Problem - Retype the whole listing, please, keeping every line exact and dropping the pictures.

Dataset content -
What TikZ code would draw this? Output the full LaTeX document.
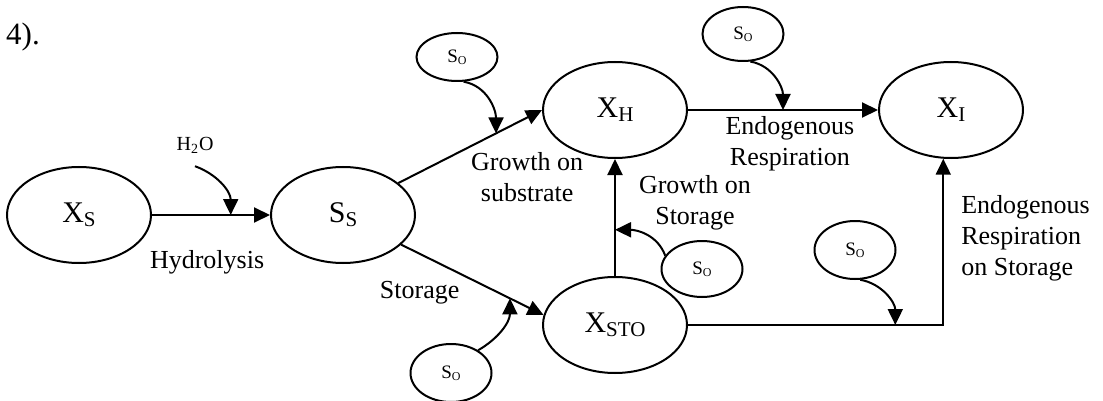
\documentclass[tikz,border=0pt]{standalone}
\usepackage{fontspec}
\setmainfont{Liberation Serif}
\usepackage{tikz}
\usetikzlibrary{positioning,shapes.geometric,arrows.meta}
\tikzset{flow/.style={line width=1pt,-{Triangle[length=8pt,width=7.5pt]}}}
\newcommand{\subbig}[1]{\raisebox{-2pt}{\fontsize{10.5}{12}\selectfont #1}}
\newcommand{\subsmall}[1]{\raisebox{-0.8pt}{\fontsize{6}{7}\selectfont #1}}

\begin{document}
\begin{tikzpicture}[
bignode/.style={ellipse, draw, line width=1pt, minimum width=72pt, minimum height=48pt, inner sep=0pt, font=\fontsize{15}{17}\selectfont},
oxnode/.style={ellipse, draw, line width=1pt, minimum width=40.5pt, minimum height=28pt, inner sep=0pt, font=\fontsize{9.5}{10}\selectfont},
lbl/.style={inner sep=0pt, align=center, font=\fontsize{13}{15.5}\selectfont},
on grid
]
\useasboundingbox (0,0) rectangle (551.5pt,-200.5pt);
%Nodes
\node[bignode]      (xs)   at (39.5pt,-107.5pt)                   {X\subbig{S}};
\node[bignode]      (ss)   [right=132pt of xs]                    {S\subbig{S}};
\node[bignode]      (xh)   [above right=52.5pt and 136pt of ss]   {X\subbig{H}};
\node[bignode]      (xi)   [right=168pt of xh]                    {X\subbig{I}};
\node[bignode]      (xsto) [below=107.5pt of xh]                  {X\subbig{STO}};
\node[oxnode, minimum height=24pt] (so1) [above left=26.5pt and 79pt of xh] {S\subsmall{O}};
\node[oxnode, minimum height=27pt] (so2) [above right=38pt and 64pt of xh]  {S\subsmall{O}};
\node[oxnode]       (so3)  [above right=28pt and 43.5pt of xsto]  {S\subsmall{O}};
\node[oxnode, minimum height=29pt] (so4) [below left=24pt and 82pt of xsto] {S\subsmall{O}};
\node[oxnode, minimum height=29pt] (so5) [above right=37.5pt and 120pt of xsto] {S\subsmall{O}};
\node[font=\fontsize{10}{12}\selectfont] (h2o) [above right=35pt and 58pt of xs] {H\textsubscript{2}O};
\node[font=\fontsize{15.5}{18}\selectfont, inner sep=0pt] (num) at (11.5pt,-18.5pt) {4).};

%Lines
\draw[flow] (xs) -- (ss) node[lbl, pos=0.467, yshift=-23.5pt] (hydro) {Hydrolysis} coordinate[pos=0.667] (p1);
\draw[flow] (ss.30) -- (xh.west) node[lbl, pos=0.5, xshift=28.5pt, yshift=-15.5pt] (grow1) {Growth on\\substrate} coordinate[pos=0.68] (p2);
\draw[flow] (ss.-27) -- (xsto.172) node[lbl, pos=0.13, yshift=-19.5pt] (stor) {Storage} coordinate[pos=0.764] (p3);
\draw[flow] (xsto) -- (xh) node[lbl, pos=0.63, xshift=40pt] (grow2) {Growth on\\Storage} coordinate[pos=0.395] (p4);
\draw[flow] (xh) -- (xi) node[lbl, pos=0.536, yshift=-17pt] (endo1) {Endogenous\\Respiration} coordinate[pos=0.5] (p5);
\draw[flow] (xsto) -| (xi.-99) node[lbl, pos=0.76, anchor=west, xshift=8.5pt, align=left] (endo2) {Endogenous\\Respiration\\on Storage} coordinate[pos=0.406] (p6);

%Oxygen and water inputs
\draw[flow] ([yshift=-3pt]h2o.south) to[out=-20,in=90] (p1);
\draw[flow] (so1.-75) to[out=-10,in=90] (p2);
\draw[flow] (so2.-75) to[out=-10,in=90] (p5);
\draw[flow] (so3.160) to[out=110,in=0] (p4);
\draw[flow] (so4.40) to[out=30,in=-90] (p3);
\draw[flow] (so5.-80) to[out=-10,in=90] (p6);
\end{tikzpicture}
\end{document}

Finished task -
What TikZ code would draw this? Output the full LaTeX document.
\documentclass[tikz,border=0pt]{standalone}
\usepackage{fontspec}
\setmainfont{Liberation Serif}
\usepackage{tikz}
\usetikzlibrary{positioning,shapes.geometric,arrows.meta}
\tikzset{flow/.style={line width=1pt,-{Triangle[length=8pt,width=7.5pt]}}}
\newcommand{\subbig}[1]{\raisebox{-2pt}{\fontsize{10.5}{12}\selectfont #1}}
\newcommand{\subsmall}[1]{\raisebox{-0.8pt}{\fontsize{6}{7}\selectfont #1}}

\begin{document}
\begin{tikzpicture}[
bignode/.style={ellipse, draw, line width=1pt, minimum width=72pt, minimum height=48pt, inner sep=0pt, font=\fontsize{15}{17}\selectfont},
oxnode/.style={ellipse, draw, line width=1pt, minimum width=40.5pt, minimum height=28pt, inner sep=0pt, font=\fontsize{9.5}{10}\selectfont},
lbl/.style={inner sep=0pt, align=center, font=\fontsize{13}{15.5}\selectfont},
on grid
]
\useasboundingbox (0,0) rectangle (551.5pt,-200.5pt);
%Nodes
\node[bignode]      (xs)   at (39.5pt,-107.5pt)                   {X\subbig{S}};
\node[bignode]      (ss)   [right=132pt of xs]                    {S\subbig{S}};
\node[bignode]      (xh)   [above right=52.5pt and 136pt of ss]   {X\subbig{H}};
\node[bignode]      (xi)   [right=168pt of xh]                    {X\subbig{I}};
\node[bignode]      (xsto) [below=107.5pt of xh]                  {X\subbig{STO}};
\node[oxnode, minimum height=24pt] (so1) [above left=26.5pt and 79pt of xh] {S\subsmall{O}};
\node[oxnode, minimum height=27pt] (so2) [above right=38pt and 64pt of xh]  {S\subsmall{O}};
\node[oxnode]       (so3)  [above right=28pt and 43.5pt of xsto]  {S\subsmall{O}};
\node[oxnode, minimum height=29pt] (so4) [below left=24pt and 82pt of xsto] {S\subsmall{O}};
\node[oxnode, minimum height=29pt] (so5) [above right=37.5pt and 120pt of xsto] {S\subsmall{O}};
\node[font=\fontsize{10}{12}\selectfont] (h2o) [above right=35pt and 58pt of xs] {H\textsubscript{2}O};
\node[font=\fontsize{15.5}{18}\selectfont, inner sep=0pt] (num) at (11.5pt,-18.5pt) {4).};

%Lines
\draw[flow] (xs) -- (ss) node[lbl, pos=0.467, yshift=-23.5pt] (hydro) {Hydrolysis} coordinate[pos=0.667] (p1);
\draw[flow] (ss.30) -- (xh.west) node[lbl, pos=0.5, xshift=28.5pt, yshift=-15.5pt] (grow1) {Growth on\\substrate} coordinate[pos=0.68] (p2);
\draw[flow] (ss.-27) -- (xsto.172) node[lbl, pos=0.13, yshift=-19.5pt] (stor) {Storage} coordinate[pos=0.764] (p3);
\draw[flow] (xsto) -- (xh) node[lbl, pos=0.63, xshift=40pt] (grow2) {Growth on\\Storage} coordinate[pos=0.395] (p4);
\draw[flow] (xh) -- (xi) node[lbl, pos=0.536, yshift=-17pt] (endo1) {Endogenous\\Respiration} coordinate[pos=0.5] (p5);
\draw[flow] (xsto) -| (xi.-99) node[lbl, pos=0.76, anchor=west, xshift=8.5pt, align=left] (endo2) {Endogenous\\Respiration\\on Storage} coordinate[pos=0.406] (p6);

%Oxygen and water inputs
\draw[flow] ([yshift=-3pt]h2o.south) to[out=-20,in=90] (p1);
\draw[flow] (so1.-75) to[out=-10,in=90] (p2);
\draw[flow] (so2.-75) to[out=-10,in=90] (p5);
\draw[flow] (so3.160) to[out=110,in=0] (p4);
\draw[flow] (so4.40) to[out=30,in=-90] (p3);
\draw[flow] (so5.-80) to[out=-10,in=90] (p6);
\end{tikzpicture}
\end{document}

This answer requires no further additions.